Contrast that Odyssean voyage with the fundamentally different journey taken by the earliest congressional Christmas trees.
The first Capitol tree was raised on the East Front plaza 102 years ago, on Christmas Eve.
The decision of where to harvest the 2015 spruce was announced on Jan. 2, even before the 2014 tree was taken down. And the chainsaws did the job on Oct. 27, fully a month before “Black Friday” and two months before the actual holiday.
In 1913, volunteers took a couple of hours to adorn a Norway spruce (provenance unknown) with a few strands of red, white and blue electric bulbs. The big splurge was for an illuminated placard at the base with the inscription, “Peace on earth, good will to men.”
After this year’s tree was moved to the West Front on Nov. 20, teams aided by a pair of cherry picker trucks spent several days festooning the boughs with thousands of LED lights and 2,000 ornaments that arrived in a separate shipment — again, all the way from Alaska, where they’d been crafted for the occasion by schoolchildren, artisans and tribal leaders. (One of the kids, 10-year-old fifth-grader Anna Kathleen DeVolld of Soldotna, is flying in to help Ryan flip the ceremonial switch.)
The original celebrations were under the purview of the Capitol Police, with the help of a local Boy Scout troop.
Today’s trees are a joint venture of the Agriculture Department, which picks the specimen and gets it to the Hill; the Architect of the Capitol, which does the decorating; and Choose Outdoors, a nonprofit that promotes recreation on public lands and which pays most of the bills with donations from a dozen corporate sponsors.
A century ago, the tree was the centerpiece of a community gathering featuring a chorus singing hymns and a Marine band striking up the national anthem.

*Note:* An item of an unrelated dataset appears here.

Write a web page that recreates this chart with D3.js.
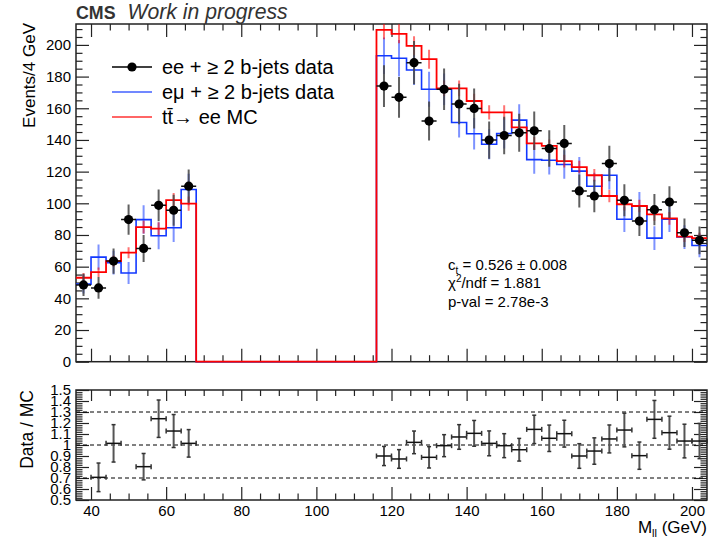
<!DOCTYPE html>
<html><head><meta charset="utf-8">
<script src="https://cdn.jsdelivr.net/npm/d3@7"></script>
<style>
body{margin:0;background:#fff}
svg{display:block}
text{font-family:"Liberation Sans",Arial,Helvetica,sans-serif;fill:#000}
</style>
</head><body>
<svg id="c" width="710" height="544"></svg>
<script>
// ---------- data ----------
const massCenters = [38,42,46,50,54,58,62,66,118,122,126,130,134,138,142,146,150,154,158,162,166,170,174,178,182,186,190,194,198,202];
const eeData  = [48.5,46.6,63.5,89.7,71.5,98.7,95.6,110.8,174,166.9,188.8,151.9,172,162.7,159.9,139.9,142.8,144.5,145.8,134.6,137.8,107.8,104.6,125.1,101.9,88.8,96,100.8,81.4,76.6];
const eeErr   = [7,6.8,8,9.5,8.5,10,9.8,10.5,13.2,12.9,13.7,12.3,13.1,12.8,12.6,11.8,11.9,12,12.1,11.6,11.7,10.4,10.2,11.2,10.1,9.4,9.8,10,9,8.8];
const emuData = [49,66,62.5,56,89.7,79.5,84.6,108.7,193.2,191.6,184.2,172,172,151,143.9,137.3,144.1,152.5,127.6,127.2,124.5,120.3,110.8,117.7,89.9,98.1,78,89.9,78.7,73.4];
const emuErr  = [6,8,7.5,7,9,8.5,9,10,11.5,11.5,9.5,11,10,9.5,10,9.5,9.5,10,9,9,9,9,8.5,9,8,9,7.5,8,7.5,7.5];
const mcTT    = [53,56.5,63.5,68.8,85,84,102,99.8,209.5,207,199.4,191,172.6,172.6,164.6,157.4,157.4,147.9,137.8,136.3,126.6,122.9,117.7,104.6,99.4,98.3,93,90.5,79,78];
const mcErr   = [3,3,3.5,3.5,4,4,4.5,4.5,6,6,6,6,5,5,4.5,4.5,4.5,4.5,4,4,4,4,4,4,4,4,4,4,3.5,3.5];

const ratioCenters = [42,46,54,58,62,66,118,122,126,130,134,138,142,146,150,154,158,162,166,170,174,178,182,186,190,194,198,202];
const ratioValues  = [0.706,1.015,0.803,1.239,1.127,1.015,0.90,0.873,1.024,0.888,0.994,1.073,1.106,1.015,0.994,0.957,1.142,1.061,1.103,0.90,0.945,1.055,1.136,0.903,1.233,1.112,1.036,1.036];
const ratioErr     = [0.13,0.17,0.12,0.17,0.15,0.125,0.087,0.085,0.103,0.097,0.1,0.112,0.117,0.113,0.109,0.103,0.129,0.12,0.122,0.112,0.12,0.127,0.153,0.124,0.172,0.15,0.153,0.16];

const yTicksMain  = [0,20,40,60,80,100,120,140,160,180,200];
const xTickLabels = [40,60,80,100,120,140,160,180,200];
const ratioTicks  = [0.5,0.6,0.7,0.8,0.9,1.0,1.1,1.2,1.3,1.4,1.5];
const refLines    = [0.7,1.0,1.3];
const legendLabels = ["ee + \u2265 2 b-jets data","e\u03bc + \u2265 2 b-jets data","t\u0074\u0304\u2192 ee MC"];
const fitLines = ["0.526 \u00b1 0.008","1.881","2.78e-3"];

// ---------- layout ----------
const L = 76, R = 707;
const topY0 = 24, topY1 = 361.7;
const botY0 = 390, botY1 = 500;
const binW = 4;

const svg = d3.select("#c");
const x = d3.scaleLinear().domain([36,204]).range([L,R]);
const y = d3.scaleLinear().domain([0,213.2]).range([topY1,topY0]);
const yr = d3.scaleLinear().domain([0.5,1.5]).range([botY1,botY0]);

const FRAME = "#222";
const RED = "#ff0000", BLUE = "#1238ff";

// ---------- axes helper ----------
function ticksAxis(g, axisFn, scale, major, minor, majLen, minLen, fmt, fontSize) {
  const a = axisFn(scale).tickValues(major).tickSize(-majLen).tickPadding(5)
    .tickFormat(fmt || "");
  g.append("g").call(a).call(s => {
    s.select(".domain").remove();
    s.selectAll("line").attr("stroke", FRAME).attr("stroke-width", 1.2);
    s.selectAll("text").attr("font-size", fontSize || 15).attr("font-family", "Liberation Sans, Arial, sans-serif").attr("fill","#000");
  });
  const b = axisFn(scale).tickValues(minor).tickSize(-minLen).tickFormat("");
  g.append("g").call(b).call(s => {
    s.select(".domain").remove();
    s.selectAll("line").attr("stroke", FRAME).attr("stroke-width", 1.2);
  });
}
const xMinor = d3.range(40, 205, 5).filter(v => v % 20 !== 0);
const yMinor = d3.range(0, 213, 5).filter(v => v % 20 !== 0);
const rMinor = d3.range(0.5, 1.5001, 0.02).filter(v => Math.abs(v*10 - Math.round(v*10)) > 1e-6);

// ---------- upper panel ----------
const up = svg.append("g");
ticksAxis(up.append("g").attr("transform",`translate(${L},0)`), d3.axisLeft, y, yTicksMain, yMinor, 13, 6.5, d => d, 15);
ticksAxis(up.append("g").attr("transform",`translate(${R},0)`), d3.axisRight, y, yTicksMain, yMinor, 13, 6.5, null);
ticksAxis(up.append("g").attr("transform",`translate(0,${topY1})`), d3.axisBottom, x, xTickLabels, xMinor, 13, 6.5, null);
ticksAxis(up.append("g").attr("transform",`translate(0,${topY0})`), d3.axisTop, x, xTickLabels, xMinor, 13, 6.5, null);

// frame first so histogram lines sit on top of it
up.append("rect").attr("x",L).attr("y",topY0).attr("width",R-L).attr("height",topY1-topY0)
  .attr("fill","none").attr("stroke",FRAME).attr("stroke-width",1.5);

// step histograms over full range, zero where there is no bin
const fullCenters = d3.range(38, 204, binW);
function stepPoints(vals) {
  const m = new Map(massCenters.map((c,i) => [c, vals[i]]));
  const pts = [];
  fullCenters.forEach(c => {
    const v = m.has(c) ? m.get(c) : 0;
    pts.push([c - binW/2, v], [c + binW/2, v]);
  });
  return pts;
}
const line = d3.line().x(d => x(d[0])).y(d => y(d[1]));
svg.append("defs").append("clipPath").attr("id","cp").append("rect")
  .attr("x",L).attr("y",topY0).attr("width",R-L).attr("height",topY1-topY0+3);
const plot = up.append("g").attr("clip-path","url(#cp)");

// blue
plot.append("path").attr("d", line(stepPoints(emuData))).attr("fill","none")
  .attr("stroke", BLUE).attr("stroke-width",1.6);
plot.selectAll(".be").data(massCenters).enter().append("line")
  .attr("x1", c => x(c)).attr("x2", c => x(c))
  .attr("y1", (c,i) => y(emuData[i]-emuErr[i])).attr("y2", (c,i) => y(emuData[i]+emuErr[i]))
  .attr("stroke", BLUE).attr("stroke-opacity",0.55).attr("stroke-width",2);
// red
plot.append("path").attr("d", line(stepPoints(mcTT))).attr("fill","none")
  .attr("stroke", RED).attr("stroke-width",1.8);
plot.selectAll(".re").data(massCenters).enter().append("line")
  .attr("x1", c => x(c)).attr("x2", c => x(c))
  .attr("y1", (c,i) => y(mcTT[i]-mcErr[i])).attr("y2", (c,i) => y(mcTT[i]+mcErr[i]))
  .attr("stroke", RED).attr("stroke-opacity",0.55).attr("stroke-width",2);

// data points
const dg = plot.append("g");
dg.selectAll(".dv").data(massCenters).enter().append("line")
  .attr("x1", c => x(c)).attr("x2", c => x(c))
  .attr("y1", (c,i) => y(eeData[i]-eeErr[i])).attr("y2", (c,i) => y(eeData[i]+eeErr[i]))
  .attr("stroke","#444").attr("stroke-opacity",0.85).attr("stroke-width",2);
dg.selectAll(".dh").data(massCenters).enter().append("line")
  .attr("x1", c => x(c-binW/2)).attr("x2", c => x(c+binW/2))
  .attr("y1", (c,i) => y(eeData[i])).attr("y2", (c,i) => y(eeData[i]))
  .attr("stroke","#111").attr("stroke-width",1.5);
dg.selectAll(".dc").data(massCenters).enter().append("circle")
  .attr("cx", c => x(c)).attr("cy", (c,i) => y(eeData[i])).attr("r",4.6).attr("fill","#000");

// title
const t = svg.append("text").attr("x",L).attr("y",19);
t.append("tspan").attr("font-weight","bold").attr("font-size",17.8).attr("fill","#333").text("CMS");
t.append("tspan").attr("dx",12).attr("font-style","italic").attr("font-size",21.2).attr("fill","#333").text("Work in progress");

// y title
svg.append("text").attr("transform","translate(35,23) rotate(-90)").attr("text-anchor","end")
  .attr("font-size",17).text("Events/4 GeV");

// legend
const legY = [67, 92, 117];
const lg = svg.append("g");
lg.append("line").attr("x1",112).attr("x2",152).attr("y1",legY[0]).attr("y2",legY[0]).attr("stroke","#000").attr("stroke-width",1.3);
lg.append("circle").attr("cx",132).attr("cy",legY[0]).attr("r",4.6).attr("fill","#000");
lg.append("line").attr("x1",112).attr("x2",152).attr("y1",legY[1]).attr("y2",legY[1]).attr("stroke",BLUE).attr("stroke-opacity",0.6).attr("stroke-width",2);
lg.append("line").attr("x1",112).attr("x2",152).attr("y1",legY[2]).attr("y2",legY[2]).attr("stroke",RED).attr("stroke-opacity",0.6).attr("stroke-width",2);
legendLabels.forEach((s,i) => {
  lg.append("text").attr("x",162).attr("y",legY[i]+7).attr("font-size",20).text(s);
});

// fit info
const fx = 448;
const f1 = svg.append("text").attr("x",fx).attr("y",270).attr("font-size",15);
f1.append("tspan").text("c");
f1.append("tspan").attr("font-size",10).attr("dy",4).text("t");
f1.append("tspan").attr("dy",-4).text(" = " + fitLines[0]);
const f2 = svg.append("text").attr("x",fx).attr("y",288).attr("font-size",15);
f2.append("tspan").text("\u03c7");
f2.append("tspan").attr("font-size",10).attr("dy",-6).text("2");
f2.append("tspan").attr("dy",6).text("/ndf = " + fitLines[1]);
svg.append("text").attr("x",fx).attr("y",307).attr("font-size",15).text("p-val = " + fitLines[2]);

// ---------- ratio panel ----------
const lo = svg.append("g");
ticksAxis(lo.append("g").attr("transform",`translate(${L},0)`), d3.axisLeft, yr, ratioTicks, rMinor, 13, 6.5, d => +d.toFixed(1), 15);
ticksAxis(lo.append("g").attr("transform",`translate(${R},0)`), d3.axisRight, yr, ratioTicks, rMinor, 13, 6.5, null);
ticksAxis(lo.append("g").attr("transform",`translate(0,${botY1})`), d3.axisBottom, x, xTickLabels, xMinor, 13, 6.5, d => d, 15);
ticksAxis(lo.append("g").attr("transform",`translate(0,${botY0})`), d3.axisTop, x, xTickLabels, xMinor, 11, 6, null);

lo.selectAll(".ref").data(refLines).enter().append("line")
  .attr("x1",L).attr("x2",R).attr("y1",d => yr(d)).attr("y2",d => yr(d))
  .attr("stroke","#000").attr("stroke-width",1).attr("stroke-dasharray","4,3");

const rg = lo.append("g").attr("stroke","#333").attr("stroke-width",1.5);
ratioCenters.forEach((c,i) => {
  const cx = x(c), cy = yr(ratioValues[i]);
  const y1 = yr(ratioValues[i]+ratioErr[i]), y2 = yr(ratioValues[i]-ratioErr[i]);
  const xa = x(c-binW/2), xb = x(c+binW/2);
  rg.append("line").attr("x1",cx).attr("x2",cx).attr("y1",y1).attr("y2",y2).attr("stroke","#555").attr("stroke-width",2);
  rg.append("line").attr("x1",xa).attr("x2",xb).attr("y1",cy).attr("y2",cy).attr("stroke","#111");
  rg.append("line").attr("x1",cx-2).attr("x2",cx+2).attr("y1",y1).attr("y2",y1);
  rg.append("line").attr("x1",cx-2).attr("x2",cx+2).attr("y1",y2).attr("y2",y2);
  rg.append("line").attr("x1",xa).attr("x2",xa).attr("y1",cy-2.5).attr("y2",cy+2.5);
  rg.append("line").attr("x1",xb).attr("x2",xb).attr("y1",cy-2.5).attr("y2",cy+2.5);
});

lo.append("rect").attr("x",L).attr("y",botY0).attr("width",R-L).attr("height",botY1-botY0)
  .attr("fill","none").attr("stroke",FRAME).attr("stroke-width",1.5);

svg.append("text").attr("transform","translate(33,390) rotate(-90)").attr("text-anchor","end")
  .attr("font-size",17.5).text("Data / MC");

const xt = svg.append("text").attr("x",R).attr("y",533).attr("text-anchor","end").attr("font-size",17);
xt.append("tspan").text("M");
xt.append("tspan").attr("font-size",11).attr("dy",4).text("ll");
xt.append("tspan").attr("dy",-4).text(" (GeV)");
</script>
</body></html>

This year’s tree has already drawn attention, but for political rather than religious or civic reasons: Graffiti deriding some presidential candidates got scrawled on the truck during a stop in Ohio, and on the “Tonight Show,” Jimmy Fallon offered this: “The tree will only be at the Capitol for about a month-and-a-half, which actually makes it the hardest-working member of Congress.”

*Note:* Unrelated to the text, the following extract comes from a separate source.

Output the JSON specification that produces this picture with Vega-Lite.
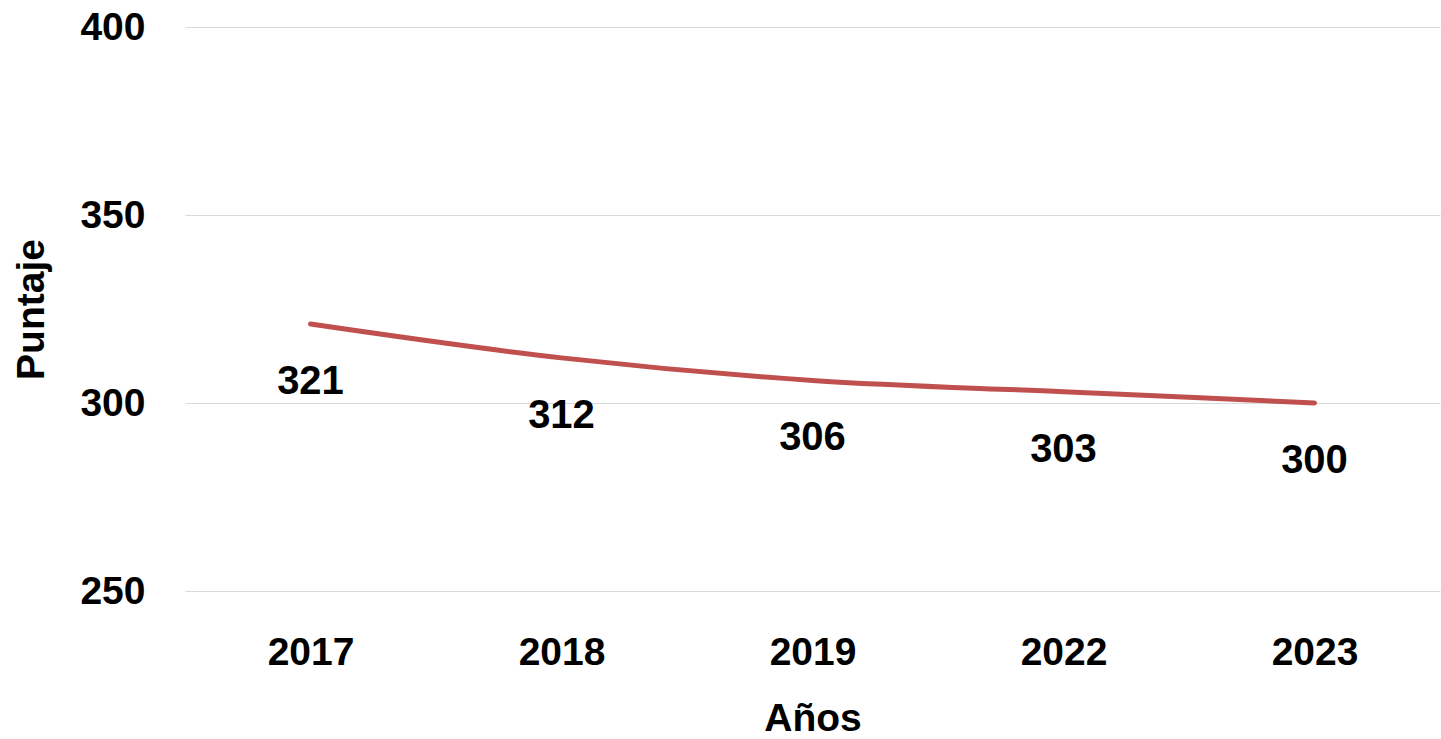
{
  "$schema": "https://vega.github.io/schema/vega-lite/v6.json",
  "width": 1255,
  "height": 564,
  "autosize": {"type": "none"},
  "padding": {"left": 185, "top": 27, "right": 1, "bottom": 148},
  "background": "white",
  "config": {
    "view": {"stroke": null},
    "font": "Liberation Sans"
  },
  "data": {
    "values": [
      {"anio": "2017", "puntaje": 321},
      {"anio": "2018", "puntaje": 312},
      {"anio": "2019", "puntaje": 306},
      {"anio": "2022", "puntaje": 303},
      {"anio": "2023", "puntaje": 300}
    ]
  },
  "encoding": {
    "x": {
      "field": "anio",
      "type": "ordinal",
      "scale": {"type": "point", "padding": 0.5},
      "axis": {
        "title": "Años",
        "labelAngle": 0,
        "labelFont": "Liberation Sans",
        "labelFontSize": 39,
        "labelFontWeight": "bold",
        "labelColor": "#000000",
        "labelPadding": 61,
        "labelBaseline": "middle",
        "ticks": false,
        "domain": false,
        "grid": false,
        "titleFont": "Liberation Sans",
        "titleFontSize": 39,
        "titleFontWeight": "bold",
        "titleColor": "#000000",
        "titleBaseline": "alphabetic",
        "titleY": 139
      }
    },
    "y": {
      "field": "puntaje",
      "type": "quantitative",
      "scale": {"domain": [250, 400], "nice": false, "zero": false},
      "axis": {
        "title": "Puntaje",
        "values": [250, 300, 350, 400],
        "labelFont": "Liberation Sans",
        "labelFontSize": 39,
        "labelFontWeight": "bold",
        "labelColor": "#000000",
        "labelPadding": 40,
        "ticks": false,
        "domain": false,
        "grid": true,
        "gridColor": "#d9d9d9",
        "gridWidth": 1.2,
        "titleFont": "Liberation Sans",
        "titleFontSize": 39,
        "titleFontWeight": "bold",
        "titleColor": "#000000",
        "titleBaseline": "alphabetic",
        "titleX": -142,
        "titleY": 282,
        "titleAngle": 270
      }
    }
  },
  "layer": [
    {
      "mark": {"type": "line", "color": "#c0504d", "strokeWidth": 5, "interpolate": "monotone", "strokeCap": "round"}
    },
    {
      "mark": {"type": "text", "dy": 58, "fontSize": 40, "fontWeight": "bold", "font": "Liberation Sans", "color": "#000000", "baseline": "middle"},
      "encoding": {"text": {"field": "puntaje", "type": "quantitative"}}
    }
  ]
}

Lack of funds was cited as the reason the nascent congressional Christmas tree tradition lapsed at the start of World War I, not to return until Speaker John W. McCormack had a modest tree erected in Statuary Hall days after the Cuban Missile Crisis in 1962. After that, the Massachusetts Democrat proposed planting a conifer on the West Front that could take care of the holiday duties indefinitely — and a 24-foot Douglas fir, purchased from a commercial nursery in the Amish country of Pennsylvania, played the role for four years before dying on the job after a severe storm.
After cadging trees cut down in the Maryland suburbs for a couple of years, Congress began relying on USDA’s Forest Service to provide government-grown timber in 1970. Though the specimens have come from national forests in 20 states, one trend has been clear: The firs and spruces have steadily gotten much, much bigger.
Forest Service records reveal how the trees of the 1970s averaged 47 feet tall when felled, growing to 54 feet on average in the following decade; 63 feet in the 1990s, 69 feet in the previous decade and a 76 feet for the six in this decade — triple the size of what got planted for Christmas 1964.
The cost of “the People’s Tree,” as House members and senators like to call it, has grown even faster: The 1964 sapling, the one chosen in hope of lasting decades, set Congress back $700 — about $5,400 in today’s dollars. Choose Outdoors has already ponied up more than 120 times that amount, $650,000, to cover expenses in advance of Wednesday’s lighting ceremony.
That’s not even a drop in the budgetary bucket, especially because businesses — not taxpayers — are footing the bill. But in politics, like the holidays, some secular symbols get accorded outsized importance. The elaborately prepared, enormous and pretty expensive Capitol Christmas Tree may have a place on that list.